Mr. McBurney’s earlier, most humane work enchanted me, yet the outcome here is familiar to anyone in touch with the avant-garde scene. One of his recurring images, for example, is of a man floating and turning hypnotically in space. Even more beguilingly, the floating man seems to dive at one miraculous point into a video film of an ocean. But that same thrilling image was created in 1991 by Robert LePage in his hallucinatory, surreal masterpiece, Needles and Opium .
On the other hand, it could be that the brilliant Mr. LePage in turn “borrowed” the image from the leading multimedia troupe in the world, Lanterna Magica from Italy, who have created virtually every stage miracle known to man-including the apparition of someone walking through a video screen.
Great artists always borrow from great artists. (Lesser artists steal from lesser artists.) The more important point is that these stage miracles are only tricks. In the end, they dwarf and upstage the actor-the real, live actor.
Take the central image of The Elephant Vanishes . The story itself is fascinating: An elephant has vanished from a zoo, but no one knows how he did it. A kitchen-appliance salesman-a peddler of mundane dreams-becomes obsessed with how it happened. Mr. McBurney shows us, among much else that crowds the story, an image of an elephant’s eye traveling across the stage on a TV screen, and a big backdrop of an elephant in close-up on film. The image itself isn’t arresting, but passive and mundane. It’s just an elephant (or an elephant’s eye).
There was a video installation last year at the Gagosian Gallery in Chelsea entitled Play Dead; Real Time , which showed a video loop of an elephant struggling to get up over and over again. It became something extraordinary , unearthly, primal and trapped-the nightmare awesomeness that should have been in The Elephant Vanishes .
But when Mr. McBurney tried to convey a real elephant onstage, I’m afraid he faltered there, too. The film backdrop dwarfed and swamped the actors onstage. They tried to create an elephant with the help of a few chairs (chairs are usually an imaginative specialty of the director). But even the actors’ elephant was no elephant at all!
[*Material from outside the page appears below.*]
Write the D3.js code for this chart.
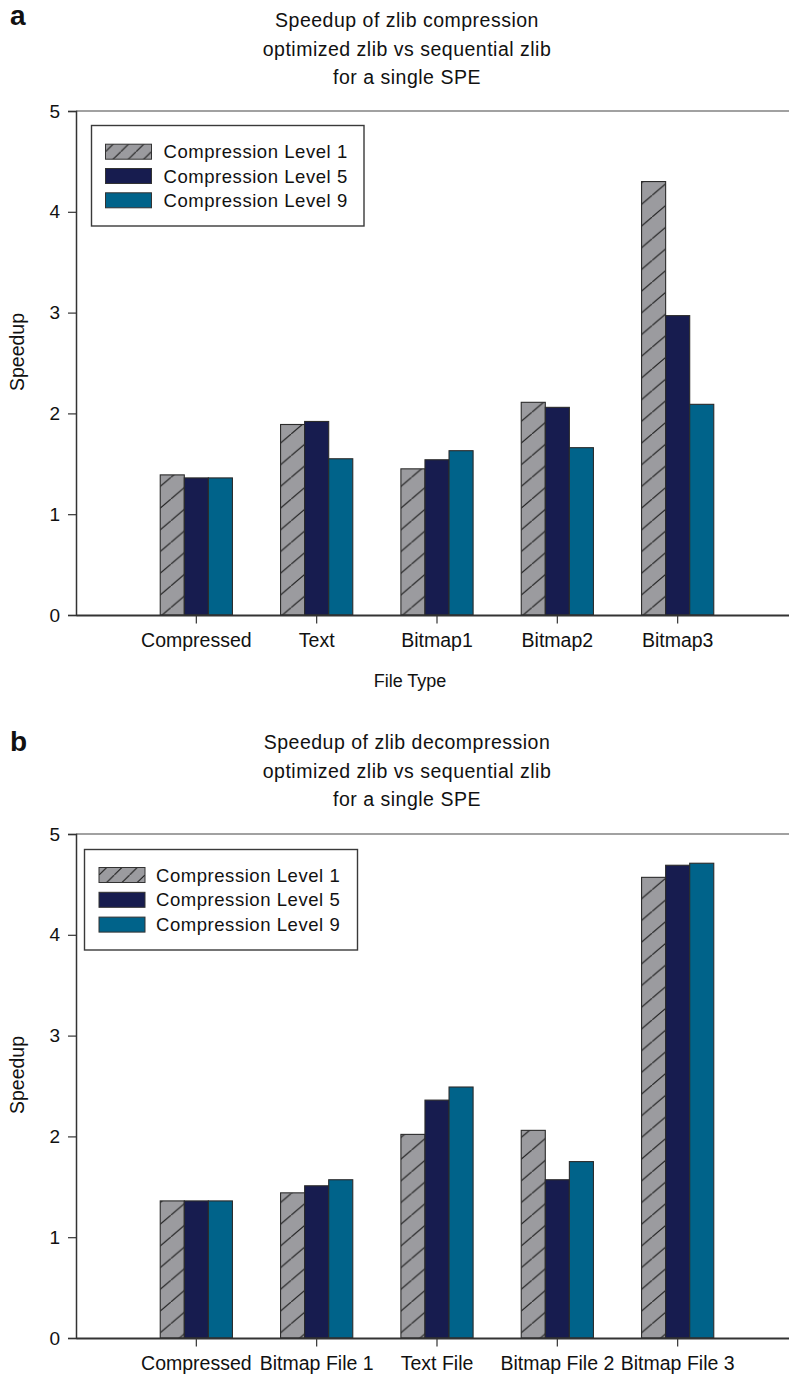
<!DOCTYPE html>
<html lang="en">
<head>
    <meta charset="UTF-8">
    <title>zlib speedup</title>
    <script src="https://cdn.jsdelivr.net/npm/d3@7"></script>
    <style>
        body { margin: 0; background: #fff; }
        text { font-family: Arial, "Liberation Sans", sans-serif; fill: #111; }
    </style>
</head>
<body>
<svg id="fig" width="789" height="1374"></svg>
<script>

    // data
    const categoriesA = ["Compressed", "Text", "Bitmap1", "Bitmap2", "Bitmap3"];
    const categoriesB = ["Compressed", "Bitmap File 1", "Text File", "Bitmap File 2", "Bitmap File 3"];
    const seriesNames = ["Compression Level 1", "Compression Level 5", "Compression Level 9"];
    const level1A = [1.39, 1.89, 1.45, 2.11, 4.30];
    const level5A = [1.36, 1.92, 1.54, 2.06, 2.97];
    const level9A = [1.36, 1.55, 1.63, 1.66, 2.09];
    const level1B = [1.36, 1.44, 2.02, 2.06, 4.57];
    const level5B = [1.36, 1.51, 2.36, 1.57, 4.69];
    const level9B = [1.36, 1.57, 2.49, 1.75, 4.71];
    const yTicks = [0, 1, 2, 3, 4, 5];
    const titleA = ["Speedup of zlib compression", "optimized zlib vs sequential zlib", "for a single SPE"];
    const titleB = ["Speedup of zlib decompression", "optimized zlib vs sequential zlib", "for a single SPE"];

    const fills = ["url(#hatch)", "#171c4f", "#00638a"];
    const legendFills = ["url(#hatchLeg)", "#171c4f", "#00638a"];

    const svg = d3.select("#fig");
    const defs = svg.append("defs");

    const hatch = defs.append("pattern").attr("id", "hatch")
        .attr("patternUnits", "userSpaceOnUse")
        .attr("width", 25.5).attr("height", 21.7);
    hatch.append("rect").attr("width", 25.5).attr("height", 21.7).attr("fill", "#9b9b9f");
    hatch.append("line").attr("x1", 0).attr("y1", 21.7).attr("x2", 25.5).attr("y2", 0)
        .attr("stroke", "#1e1e1e").attr("stroke-width", 1.1);

    const hatchLeg = defs.append("pattern").attr("id", "hatchLeg")
        .attr("patternUnits", "userSpaceOnUse")
        .attr("width", 15.3).attr("height", 15);
    hatchLeg.append("rect").attr("width", 15.3).attr("height", 15).attr("fill", "#9b9b9f");
    hatchLeg.append("line").attr("x1", 0).attr("y1", 15).attr("x2", 15.3).attr("y2", 0)
        .attr("stroke", "#1e1e1e").attr("stroke-width", 1.1);

    function drawChart(cfg) {
        const left = 76, right = 798;
        const g = svg.append("g");

        const x = d3.scaleBand().domain(cfg.categories).range([left, right]).paddingOuter(0.5).paddingInner(0);
        const bw = x.step() * 0.2;
        const inner = d3.scaleBand().domain(seriesNames).range([-1.5 * bw, 1.5 * bw]);
        const y = d3.scaleLinear().domain([0, 5]).range([cfg.bottom, cfg.top]);

        // panel letter
        g.append("text").attr("x", 10).attr("y", cfg.letterY)
            .style("font-size", "28px").style("font-weight", "bold").text(cfg.letter);

        // title
        g.selectAll(".title").data(cfg.title).join("text")
            .attr("x", 407).attr("y", (d, i) => cfg.titleY + i * 28.7)
            .attr("text-anchor", "middle")
            .style("font-size", "19.5px").style("letter-spacing", "0.5px")
            .text(d => d);

        // top frame line
        g.append("line").attr("x1", left).attr("x2", right)
            .attr("y1", y(5)).attr("y2", y(5))
            .attr("stroke", "#444").attr("stroke-width", 1.2);

        // bars
        const rows = cfg.categories.map((c, i) => ({cat: c, vals: cfg.values.map(s => s[i])}));
        const grp = g.selectAll(".grp").data(rows).join("g")
            .attr("transform", d => `translate(${x(d.cat) + x.bandwidth() / 2},0)`);
        grp.selectAll("rect").data(d => d.vals.map((v, k) => ({v, k}))).join("rect")
            .attr("x", d => inner(seriesNames[d.k]))
            .attr("width", inner.bandwidth())
            .attr("y", d => y(d.v))
            .attr("height", d => y(0) - y(d.v))
            .attr("fill", d => fills[d.k])
            .attr("stroke", "#2b2b2b").attr("stroke-width", 1.1);

        // y axis
        const yAxis = g.append("g").attr("transform", `translate(${left},0)`)
            .call(d3.axisLeft(y).tickValues(yTicks).tickFormat(d3.format("d")).tickSize(8).tickPadding(8));
        yAxis.select(".domain").attr("stroke", "#333").attr("stroke-width", 1.5);
        yAxis.selectAll(".tick line").attr("stroke", "#333").attr("stroke-width", 1.2);
        yAxis.selectAll(".tick text").style("font-size", "19px")
            .style("font-family", "Arial, 'Liberation Sans', sans-serif").attr("fill", "#111");

        // x axis
        const xAxis = g.append("g").attr("transform", `translate(0,${y(0)})`)
            .call(d3.axisBottom(x).tickSize(8.5).tickPadding(9.5).tickSizeOuter(0));
        xAxis.select(".domain").attr("stroke", "#333").attr("stroke-width", 2);
        xAxis.selectAll(".tick line").attr("stroke", "#333").attr("stroke-width", 1.2);
        xAxis.selectAll(".tick text").style("font-size", "19.5px")
            .style("font-family", "Arial, 'Liberation Sans', sans-serif").attr("fill", "#111");

        // axis titles
        g.append("text")
            .attr("transform", `translate(${cfg.yLabelX},${cfg.yLabelY}) rotate(-90)`)
            .attr("text-anchor", "middle").style("font-size", "19.5px").text("Speedup");
        if (cfg.xLabel) {
            g.append("text").attr("x", 410).attr("y", cfg.xLabelY)
                .attr("text-anchor", "middle").style("font-size", "18px").text(cfg.xLabel);
        }

        // legend
        const lg = g.append("g");
        lg.append("rect").attr("x", cfg.legend.x).attr("y", cfg.legend.y)
            .attr("width", cfg.legend.w).attr("height", cfg.legend.h)
            .attr("fill", "#fff").attr("stroke", "#3a3a3a").attr("stroke-width", 1.4);
        const item = lg.selectAll(".item").data(seriesNames).join("g")
            .attr("transform", (d, i) => `translate(${cfg.legend.sx},${cfg.legend.row0 + i * cfg.legend.step})`);
        item.append("rect").attr("x", 0).attr("y", -7.5).attr("width", 46).attr("height", 15)
            .attr("fill", (d, i) => legendFills[i]).attr("stroke", "#333").attr("stroke-width", 1);
        item.append("text").attr("x", cfg.legend.tx).attr("y", 6.6)
            .style("font-size", "18.5px").style("letter-spacing", "0.55px").text(d => d);
    }

    drawChart({
        categories: categoriesA, values: [level1A, level5A, level9A], title: titleA,
        top: 111, bottom: 615, titleY: 27, letter: "a", letterY: 25,
        yLabelX: 24, yLabelY: 352, xLabel: "File Type", xLabelY: 687,
        legend: {x: 91.5, y: 125.5, w: 272.5, h: 100.5, sx: 105.5, row0: 151.7, step: 24.3, tx: 58}
    });

    drawChart({
        categories: categoriesB, values: [level1B, level5B, level9B], title: titleB,
        top: 834, bottom: 1338, titleY: 749, letter: "b", letterY: 751,
        yLabelX: 24, yLabelY: 1075, xLabel: null,
        legend: {x: 84.5, y: 849.5, w: 273, h: 100.5, sx: 99, row0: 875, step: 24.8, tx: 57}
    });

</script>
</body>
</html>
Now, at the start of Peter Brook’s epic The Mahabharata , it so happens his troupe came on pretending to be an elephant, and years later I can remember the sound of it, the dust bowl it created, and its lumbering, monstrous size. It goes to the heart of the matter, which is real theater magic-not tricks, but a troupe of actors who gather in space with nothing up their sleeves save imagination.